__OBJECTIVE__
Take the lines of the data below from the very first through the line containing "# 210 .. 330" and output them exactly, pictures excluded.

__DATA EXCERPT__
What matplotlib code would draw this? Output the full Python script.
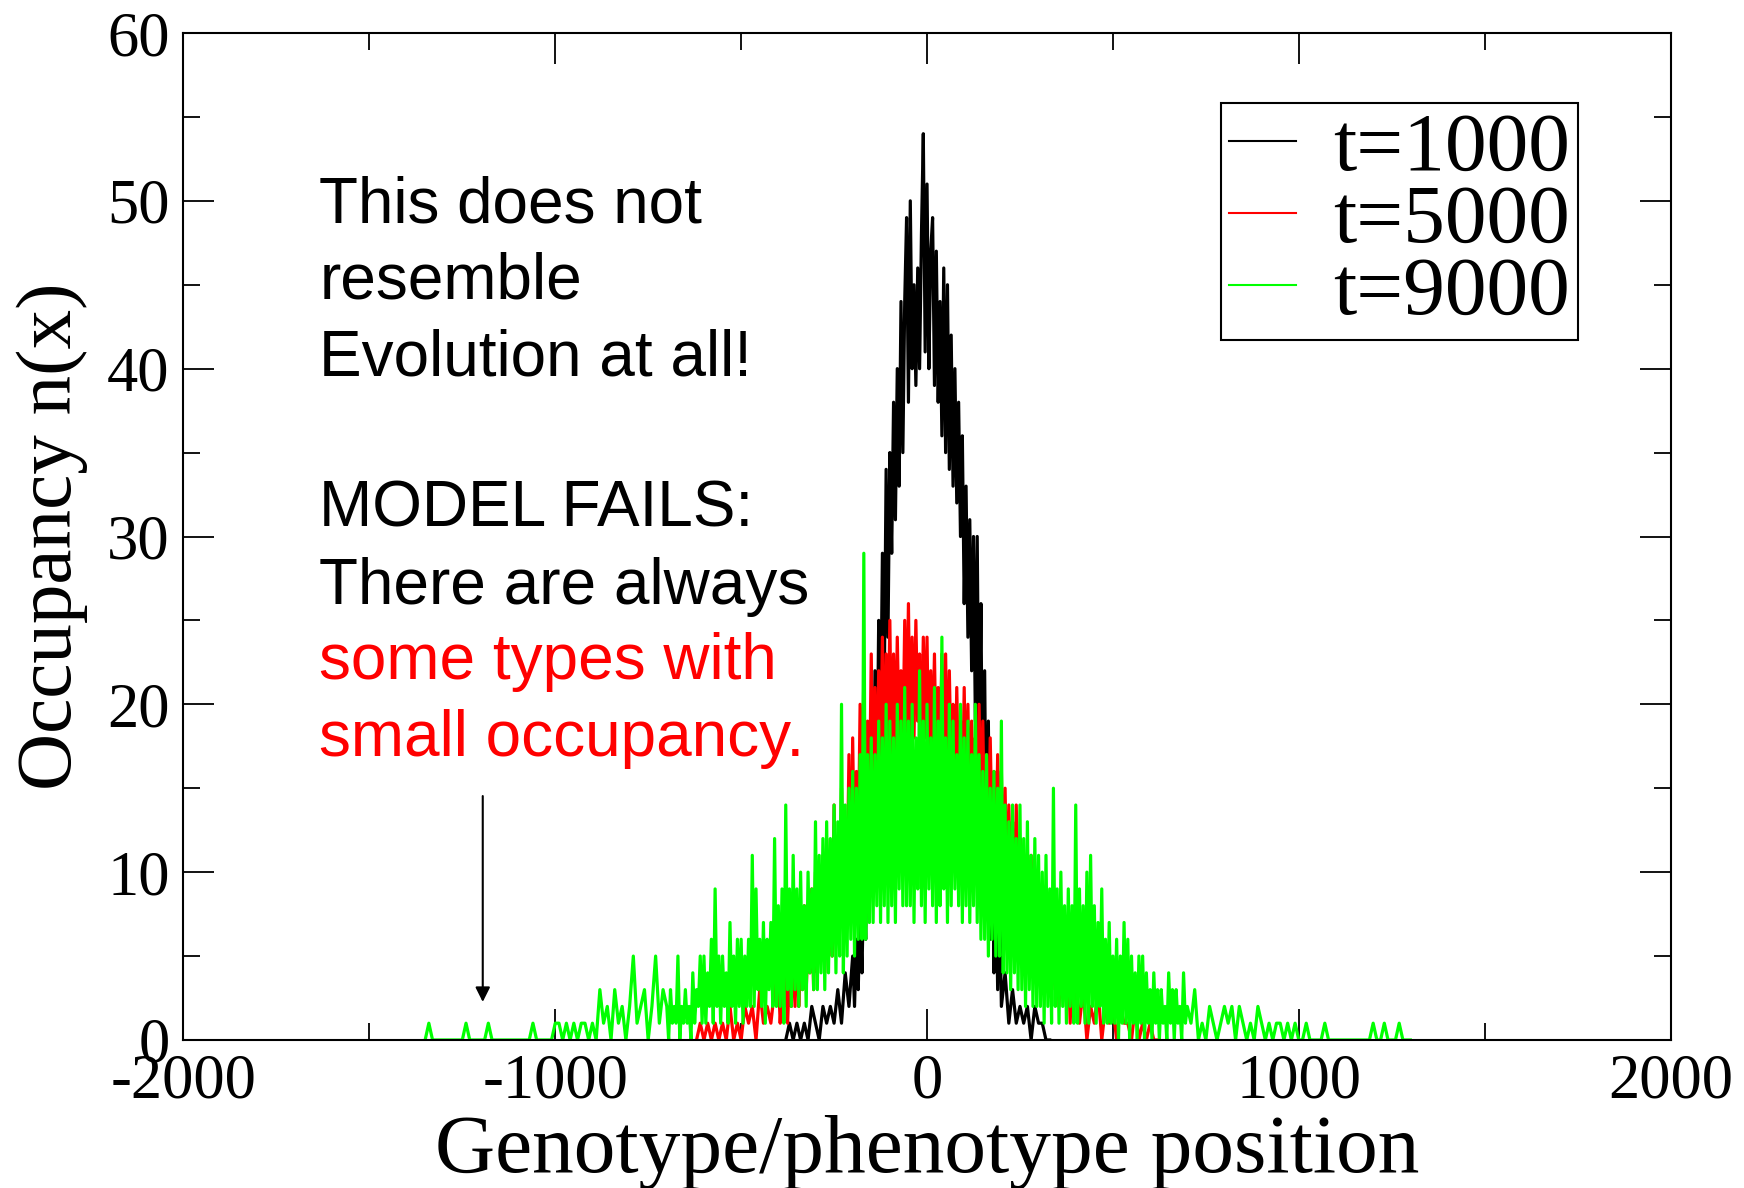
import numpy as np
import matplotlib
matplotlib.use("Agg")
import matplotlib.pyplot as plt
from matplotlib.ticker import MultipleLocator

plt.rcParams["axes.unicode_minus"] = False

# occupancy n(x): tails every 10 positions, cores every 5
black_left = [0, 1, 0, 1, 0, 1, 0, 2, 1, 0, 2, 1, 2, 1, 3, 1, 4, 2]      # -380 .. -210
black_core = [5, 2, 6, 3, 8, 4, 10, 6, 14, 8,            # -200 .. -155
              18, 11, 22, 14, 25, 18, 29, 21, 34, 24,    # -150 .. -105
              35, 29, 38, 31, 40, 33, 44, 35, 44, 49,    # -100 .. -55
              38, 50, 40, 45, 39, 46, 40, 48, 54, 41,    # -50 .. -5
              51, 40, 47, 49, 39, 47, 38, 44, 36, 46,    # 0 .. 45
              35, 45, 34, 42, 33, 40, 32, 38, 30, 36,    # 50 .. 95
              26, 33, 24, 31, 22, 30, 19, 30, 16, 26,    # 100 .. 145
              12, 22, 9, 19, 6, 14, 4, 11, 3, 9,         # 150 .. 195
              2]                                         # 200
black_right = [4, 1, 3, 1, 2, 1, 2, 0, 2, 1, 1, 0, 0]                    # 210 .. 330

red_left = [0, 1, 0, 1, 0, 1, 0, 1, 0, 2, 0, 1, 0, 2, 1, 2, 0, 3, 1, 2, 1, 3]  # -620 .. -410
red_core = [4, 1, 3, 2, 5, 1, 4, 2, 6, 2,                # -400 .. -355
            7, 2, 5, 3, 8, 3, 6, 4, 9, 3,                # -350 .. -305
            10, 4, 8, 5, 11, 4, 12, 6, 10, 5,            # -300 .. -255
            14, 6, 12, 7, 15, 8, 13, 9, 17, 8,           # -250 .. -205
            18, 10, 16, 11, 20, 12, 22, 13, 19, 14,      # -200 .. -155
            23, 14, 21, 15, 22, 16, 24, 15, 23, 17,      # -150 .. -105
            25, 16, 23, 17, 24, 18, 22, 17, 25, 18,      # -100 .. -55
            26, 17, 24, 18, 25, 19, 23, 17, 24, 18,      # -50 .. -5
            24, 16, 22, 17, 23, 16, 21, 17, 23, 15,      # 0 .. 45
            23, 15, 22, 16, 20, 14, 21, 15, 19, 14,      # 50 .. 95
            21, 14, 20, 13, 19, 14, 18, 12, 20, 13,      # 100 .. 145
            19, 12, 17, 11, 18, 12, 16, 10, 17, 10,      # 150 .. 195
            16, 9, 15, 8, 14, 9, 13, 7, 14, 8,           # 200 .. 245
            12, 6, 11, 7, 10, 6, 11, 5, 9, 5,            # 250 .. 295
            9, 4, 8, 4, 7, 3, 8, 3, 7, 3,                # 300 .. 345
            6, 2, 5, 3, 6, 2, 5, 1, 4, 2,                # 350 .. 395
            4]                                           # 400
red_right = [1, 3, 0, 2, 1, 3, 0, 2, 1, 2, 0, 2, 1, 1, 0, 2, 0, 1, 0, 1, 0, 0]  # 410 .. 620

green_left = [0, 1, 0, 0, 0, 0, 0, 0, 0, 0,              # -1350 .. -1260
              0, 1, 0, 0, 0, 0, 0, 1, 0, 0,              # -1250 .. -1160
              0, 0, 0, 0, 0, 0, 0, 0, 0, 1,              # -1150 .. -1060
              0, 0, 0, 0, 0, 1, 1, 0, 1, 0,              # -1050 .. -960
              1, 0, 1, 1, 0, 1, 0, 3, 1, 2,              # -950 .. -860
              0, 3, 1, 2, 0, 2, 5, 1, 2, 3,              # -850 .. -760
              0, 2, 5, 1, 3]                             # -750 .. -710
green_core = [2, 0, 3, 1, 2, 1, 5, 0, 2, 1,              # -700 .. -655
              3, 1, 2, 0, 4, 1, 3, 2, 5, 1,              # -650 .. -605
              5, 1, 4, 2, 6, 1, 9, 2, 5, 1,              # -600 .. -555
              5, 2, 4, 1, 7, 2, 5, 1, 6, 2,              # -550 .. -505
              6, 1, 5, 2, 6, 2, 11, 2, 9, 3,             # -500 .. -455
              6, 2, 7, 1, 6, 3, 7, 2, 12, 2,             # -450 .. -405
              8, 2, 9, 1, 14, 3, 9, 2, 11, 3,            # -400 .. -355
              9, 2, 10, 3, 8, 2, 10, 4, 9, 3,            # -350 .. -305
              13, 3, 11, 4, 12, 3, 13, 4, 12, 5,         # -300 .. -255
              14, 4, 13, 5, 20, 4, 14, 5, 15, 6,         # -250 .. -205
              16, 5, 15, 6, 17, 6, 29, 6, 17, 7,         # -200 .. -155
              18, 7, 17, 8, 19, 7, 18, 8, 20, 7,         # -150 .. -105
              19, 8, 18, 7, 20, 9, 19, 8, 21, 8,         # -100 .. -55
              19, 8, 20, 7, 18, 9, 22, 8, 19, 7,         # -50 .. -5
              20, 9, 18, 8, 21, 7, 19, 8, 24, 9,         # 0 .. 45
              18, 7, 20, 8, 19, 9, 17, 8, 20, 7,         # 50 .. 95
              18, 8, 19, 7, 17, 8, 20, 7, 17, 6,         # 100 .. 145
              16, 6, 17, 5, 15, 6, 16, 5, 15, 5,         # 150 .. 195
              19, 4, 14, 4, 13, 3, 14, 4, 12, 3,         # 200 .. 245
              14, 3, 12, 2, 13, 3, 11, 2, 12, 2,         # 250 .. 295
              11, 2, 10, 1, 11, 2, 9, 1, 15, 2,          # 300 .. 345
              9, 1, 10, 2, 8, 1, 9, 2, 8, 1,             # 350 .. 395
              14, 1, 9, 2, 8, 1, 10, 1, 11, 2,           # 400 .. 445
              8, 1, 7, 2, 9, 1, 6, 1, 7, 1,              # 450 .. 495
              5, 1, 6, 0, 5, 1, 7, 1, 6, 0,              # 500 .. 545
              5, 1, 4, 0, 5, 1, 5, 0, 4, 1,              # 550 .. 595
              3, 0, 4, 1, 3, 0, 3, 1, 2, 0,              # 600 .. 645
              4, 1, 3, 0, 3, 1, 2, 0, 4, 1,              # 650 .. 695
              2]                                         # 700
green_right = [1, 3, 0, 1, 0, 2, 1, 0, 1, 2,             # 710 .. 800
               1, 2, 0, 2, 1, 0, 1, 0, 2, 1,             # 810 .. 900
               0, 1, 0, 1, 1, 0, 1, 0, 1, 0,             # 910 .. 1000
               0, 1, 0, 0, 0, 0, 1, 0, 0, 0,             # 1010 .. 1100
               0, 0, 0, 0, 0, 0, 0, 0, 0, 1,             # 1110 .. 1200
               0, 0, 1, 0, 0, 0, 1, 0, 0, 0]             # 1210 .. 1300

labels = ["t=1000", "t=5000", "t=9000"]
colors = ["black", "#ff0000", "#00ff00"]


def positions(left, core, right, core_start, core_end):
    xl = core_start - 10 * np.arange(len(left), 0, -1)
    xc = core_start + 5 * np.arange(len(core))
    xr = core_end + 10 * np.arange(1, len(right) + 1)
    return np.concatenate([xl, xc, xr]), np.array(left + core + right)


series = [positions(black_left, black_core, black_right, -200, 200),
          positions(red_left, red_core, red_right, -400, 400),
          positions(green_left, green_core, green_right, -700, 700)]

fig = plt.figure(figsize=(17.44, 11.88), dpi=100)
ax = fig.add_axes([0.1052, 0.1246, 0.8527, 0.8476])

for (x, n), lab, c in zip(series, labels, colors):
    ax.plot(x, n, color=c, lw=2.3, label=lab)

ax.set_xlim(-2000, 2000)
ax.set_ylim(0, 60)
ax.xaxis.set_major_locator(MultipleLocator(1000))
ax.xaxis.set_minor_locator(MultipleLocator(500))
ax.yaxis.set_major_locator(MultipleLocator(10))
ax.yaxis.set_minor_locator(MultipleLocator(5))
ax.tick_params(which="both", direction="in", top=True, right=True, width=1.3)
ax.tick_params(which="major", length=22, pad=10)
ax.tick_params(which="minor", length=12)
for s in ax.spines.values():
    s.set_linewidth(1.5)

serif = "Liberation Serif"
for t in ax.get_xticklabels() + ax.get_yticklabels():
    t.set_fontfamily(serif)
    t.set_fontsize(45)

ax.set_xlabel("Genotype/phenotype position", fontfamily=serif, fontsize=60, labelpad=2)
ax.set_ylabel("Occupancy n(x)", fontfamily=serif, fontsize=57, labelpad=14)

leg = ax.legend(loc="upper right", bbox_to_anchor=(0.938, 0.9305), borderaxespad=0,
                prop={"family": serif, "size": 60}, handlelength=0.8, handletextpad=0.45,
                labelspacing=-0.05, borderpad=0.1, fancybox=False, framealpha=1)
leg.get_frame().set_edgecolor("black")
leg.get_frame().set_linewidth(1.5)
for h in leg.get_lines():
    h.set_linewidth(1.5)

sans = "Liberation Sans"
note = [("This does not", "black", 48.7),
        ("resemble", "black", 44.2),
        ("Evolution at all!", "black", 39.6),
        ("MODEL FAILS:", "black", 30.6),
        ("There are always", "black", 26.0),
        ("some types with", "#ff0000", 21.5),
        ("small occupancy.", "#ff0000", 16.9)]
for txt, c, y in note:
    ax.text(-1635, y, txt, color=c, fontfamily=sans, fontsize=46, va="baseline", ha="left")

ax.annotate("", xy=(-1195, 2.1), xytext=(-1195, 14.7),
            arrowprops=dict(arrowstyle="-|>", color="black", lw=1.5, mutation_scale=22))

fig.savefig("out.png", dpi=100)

__FINAL RESULT__
What matplotlib code would draw this? Output the full Python script.
import numpy as np
import matplotlib
matplotlib.use("Agg")
import matplotlib.pyplot as plt
from matplotlib.ticker import MultipleLocator

plt.rcParams["axes.unicode_minus"] = False

# occupancy n(x): tails every 10 positions, cores every 5
black_left = [0, 1, 0, 1, 0, 1, 0, 2, 1, 0, 2, 1, 2, 1, 3, 1, 4, 2]      # -380 .. -210
black_core = [5, 2, 6, 3, 8, 4, 10, 6, 14, 8,            # -200 .. -155
              18, 11, 22, 14, 25, 18, 29, 21, 34, 24,    # -150 .. -105
              35, 29, 38, 31, 40, 33, 44, 35, 44, 49,    # -100 .. -55
              38, 50, 40, 45, 39, 46, 40, 48, 54, 41,    # -50 .. -5
              51, 40, 47, 49, 39, 47, 38, 44, 36, 46,    # 0 .. 45
              35, 45, 34, 42, 33, 40, 32, 38, 30, 36,    # 50 .. 95
              26, 33, 24, 31, 22, 30, 19, 30, 16, 26,    # 100 .. 145
              12, 22, 9, 19, 6, 14, 4, 11, 3, 9,         # 150 .. 195
              2]                                         # 200
black_right = [4, 1, 3, 1, 2, 1, 2, 0, 2, 1, 1, 0, 0]                    # 210 .. 330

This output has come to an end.